Let be $|\vec{b}|=b$, $|\vec{c}|=c$, and $\vec{b}\cdot\vec{c}= m$. The orthocenter can be calculated in two ways: $$O=A+\overrightarrow{AB}+\lambda\overrightarrow{HB}\quad (1)$$ or $$O=A+\overrightarrow{AC}+\mu\overrightarrow{JC}\quad (2)$$ But $$\overrightarrow{HB}=\vec{c}-[\frac{(\vec{b}\cdot\vec{c})}{b}]\frac{\vec{b}}{b}\quad (3)$$ and $$\overrightarrow{JC}=\vec{b}-[\frac{(\vec{b}\cdot\vec{c})}{c}]\frac{\vec{c}}{c}\quad (4)$$ If we substitute $(3)$ and $(4)$ in $(1)$ and $(2)$, we get: $$O=A+\vec{c}+\lambda[\vec{c}-(\frac{m}{b^2})\vec{b}]\quad (5)$$ and $$O=A+\vec{b}+\mu[\vec{b}-(\frac{m}{c^2})\vec{c}]\quad (6)$$ Using equations $(5)$ and $(6)$ we get: $$\vec{c}+\lambda[\vec{c}-(\frac{m}{b^2})\vec{b}]=\vec{b}+\mu[\vec{b}-(\frac{m}{c^2})\vec{c}]\Rightarrow$$
$$\Rightarrow(1+\lambda)\vec{c}-\lambda(\frac{m}{b^2})\vec{b}=(1+\mu)\vec{b}-\mu(\frac{m}{c^2})\vec{c}\quad(7)$$
As $\vec{b}$ and $\vec{c}$ are linearly independent we can solve equation $(7)$ and we get: $$\mu=\frac{(m-b^2)}{c^2b^2-m^2}c^2$$
Now we can express $\overrightarrow{AO}$ as
$$\overrightarrow{AO}=\vec{b}+\frac{(m-b^2)}{c^2b^2-m^2}c^2[\vec{b}-(\frac{m}{c^2})\vec{c}]$$
If $\overrightarrow{AO}\cdot\overrightarrow{BC}=0$ then we can conclude that the three altitudes are concurrent.
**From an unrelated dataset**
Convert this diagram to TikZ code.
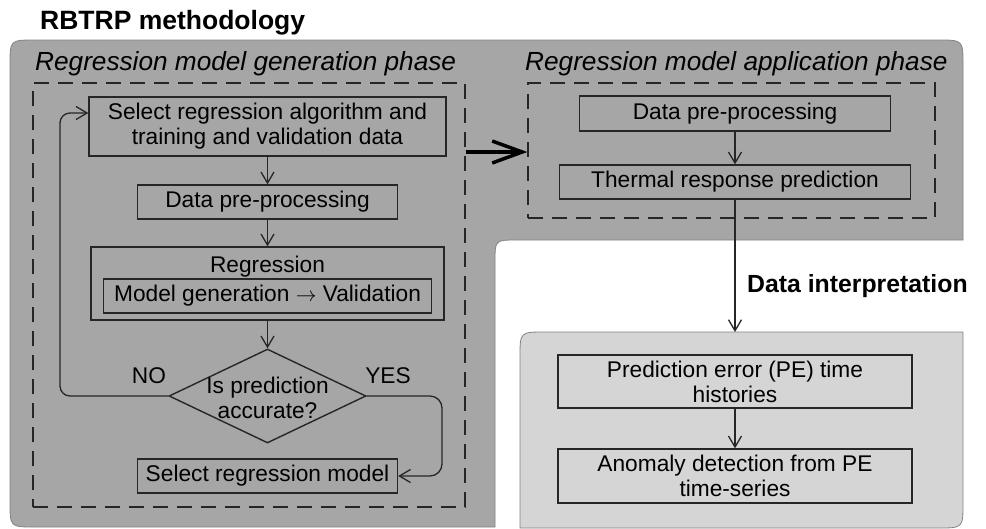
\documentclass[tikz,border=0pt]{standalone}
\usepackage{fontspec}
\setmainfont{Liberation Sans}
\usetikzlibrary{arrows.meta,shapes.geometric}
\definecolor{bgdark}{RGB}{166,166,166}
\definecolor{bglight}{RGB}{213,213,213}
\definecolor{edgegray}{RGB}{130,130,130}
\definecolor{ink}{RGB}{38,38,38}
\begin{document}
\begin{tikzpicture}[x=1pt,y=-1pt,
  txt/.style={font=\fontsize{22.7}{25}\selectfont, text=black},
  box/.style={draw=ink, line width=1.4pt, inner sep=0pt, align=center, txt},
  dashbox/.style={draw=ink, line width=1.4pt, dash pattern=on 15pt off 9pt, inner sep=0pt},
  arr/.style={draw=ink, line width=1.3pt, -{Straight Barb[length=11pt,width=13pt]}},
  bigarr/.style={draw=black, line width=3.5pt, -{Straight Barb[length=30pt,width=22pt]}},
  header/.style={font=\fontsize{26.2}{28}\selectfont\itshape, text=black, inner sep=0pt},
  boldlbl/.style={font=\fontsize{24.8}{28}\selectfont\bfseries, text=black, inner sep=0pt},
  bgshape/.style={draw=edgegray, line width=0.8pt}
]
\useasboundingbox (0,0) rectangle (986,528);

% background shapes
\path[bgshape, fill=bgdark] (495,527) -- (35,527) .. controls (10,527) .. (10,502)
  -- (10,65) .. controls (10,40) .. (35,40) -- (938,40) .. controls (963,40) .. (963,65)
  -- (963,240) -- (517,240) .. controls (495,240) .. (495,262) -- cycle;
\path[bgshape, fill=bglight] (520,528) -- (520,357) .. controls (520,332) .. (545,332)
  -- (963,332) -- (963,503) .. controls (963,528) .. (938,528) -- cycle;
\coordinate (lbtop) at (735,332);

% titles
\node[boldlbl, font=\fontsize{26.5}{28}\selectfont\bfseries, anchor=base west] (title) at (40,29) {RBTRP methodology};
\node[header, anchor=base west] (genhdr) at (35,70) {Regression model generation phase};
\node[header, anchor=base west] (apphdr) at (525,70) {Regression model application phase};
\node[boldlbl, anchor=base west] (interp) at (747,292) {Data interpretation};

% dashed phase boxes
\node[dashbox, minimum width=432pt, minimum height=424pt] (gen) at (249,295) {};
\node[dashbox, minimum width=407pt, minimum height=135pt] (app) at (731.5,150.5) {};

% generation phase
\node[box, minimum width=357pt, minimum height=59pt] (b1) at (267.5,126.5)
  {Select regression algorithm and\\training and validation data};
\node[box, minimum width=260pt, minimum height=34pt] (b2) at (267.5,202) {Data pre-processing};
\node[box, minimum width=353pt, minimum height=73pt] (b3) at (267.5,283.5) {};
\node[txt, inner sep=0pt, anchor=base] (b3lbl) at (267.5,272) {Regression};
\node[box, minimum width=328pt, minimum height=34pt] (b3in) at (267.5,296)
  {Model generation $\rightarrow$ Validation};
\node[draw=ink, line width=1.4pt, diamond, minimum width=197pt, minimum height=94pt, inner sep=0pt] (dia) at (267.5,396) {};
\node[txt, align=center, inner sep=0pt] (dialbl) at (267.5,397.5) {Is prediction\\accurate?};
\node[box, minimum width=260pt, minimum height=34pt] (sel) at (267.5,476) {Select regression model};
\node[txt, inner sep=0pt, anchor=base] (no) at (149,383) {NO};
\node[txt, inner sep=0pt, anchor=base] (yes) at (388,383) {YES};

\draw[arr] (b1) -- (b2);
\draw[arr] (b2) -- (b3);
\draw[arr] (b3) -- (dia);
\draw[arr, rounded corners=10pt] (dia.west) -- (60,396) -- (60,113) -- (b1.west |- 0,113);
\draw[arr, rounded corners=12pt] (dia.east) -- (442,396) -- (442,476) -- (sel.east);

% application phase
\node[box, minimum width=311pt, minimum height=35pt] (a1) at (735,113.5) {Data pre-processing};
\node[box, minimum width=351pt, minimum height=34pt] (a2) at (735,182) {Thermal response prediction};
\draw[arr] (a1) -- (a2);

\draw[bigarr] (gen.east |- 0,152) -- (app.west |- 0,152);

% interpretation
\draw[arr] (a2.south) -- (lbtop);
\node[box, minimum width=354pt, minimum height=53pt] (pe) at (735,381.5)
  {Prediction error (PE) time\\histories};
\node[box, minimum width=354pt, minimum height=54pt] (an) at (735,476)
  {Anomaly detection from PE\\time-series};
\draw[arr] (pe) -- (an);
\end{tikzpicture}
\end{document}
So $$\overrightarrow{AO}\cdot\overrightarrow{BC}=(\vec{b}+\frac{(m-b^2)}{c^2b^2-m^2}c^2[\vec{b}-(\frac{m}{c^2})\vec{c}])\cdot(\vec{b}-\vec{c})\Rightarrow$$
$$\Rightarrow \overrightarrow{AO}\cdot\overrightarrow{BC}=b^2+\frac{(m-b^2)}{c^2b^2-m^2}c^2(b^2-\frac{m^2}{c^2})-m+\frac{(m-b^2)}{c^2b^2-m^2}c^2(-m+m)\Rightarrow$$
$$\Rightarrow \overrightarrow{AO}\cdot\overrightarrow{BC}=b^2+(m-b^2)-m+0\Rightarrow$$
$$\Rightarrow \overrightarrow{AO}\cdot\overrightarrow{BC}=0$$
Therefore the three altitudes are concurrent at point $O$.
Solution 4:
Assume that the altitudes $AI$ and $CJ$ intersect at point O. We need to prove that $BO$ is perpendicular to $AC$.
$\vec{BJ}$ is the projection of $\vec{BO}$ onto $\vec{BA}$. Hence:
$$ \vec{BJ} = \frac{\vec{BO}\cdot\vec{BA}}{||\vec{BA}||^2}\vec{BA} \quad (1) $$
However, $\vec{BJ}$ is also the projection of $\vec{BC}$ onto $\vec{BA}$. Hence:
$$ \vec{BJ} = \frac{\vec{BC}\cdot\vec{BA}}{||\vec{BA}||^2}\vec{BA} \quad (2) $$
From (1) and (2) we have that $\vec{BO}\cdot\vec{BA} = \vec{BC}\cdot\vec{BA}$. In the same way working with $\vec{BO}$ on $\vec{BC}$ we get $\vec{BO}\cdot\vec{BC} = \vec{BA}\cdot\vec{BC}$. Hence we have $\vec{BO}\cdot\vec{BA} = \vec{BC}\cdot\vec{BA} = \vec{BO}\cdot\vec{BC}$. Now:
$$ \vec{BO} \cdot \vec{AC} = \vec{BO} \cdot (\vec{AB} + \vec{BC}) = \vec{BO} \cdot \vec{BC} - \vec{BO} \cdot \vec{BA} = 0 $$
Hence $\vec{BO}$ and $\vec{AC}$ are perpendicular.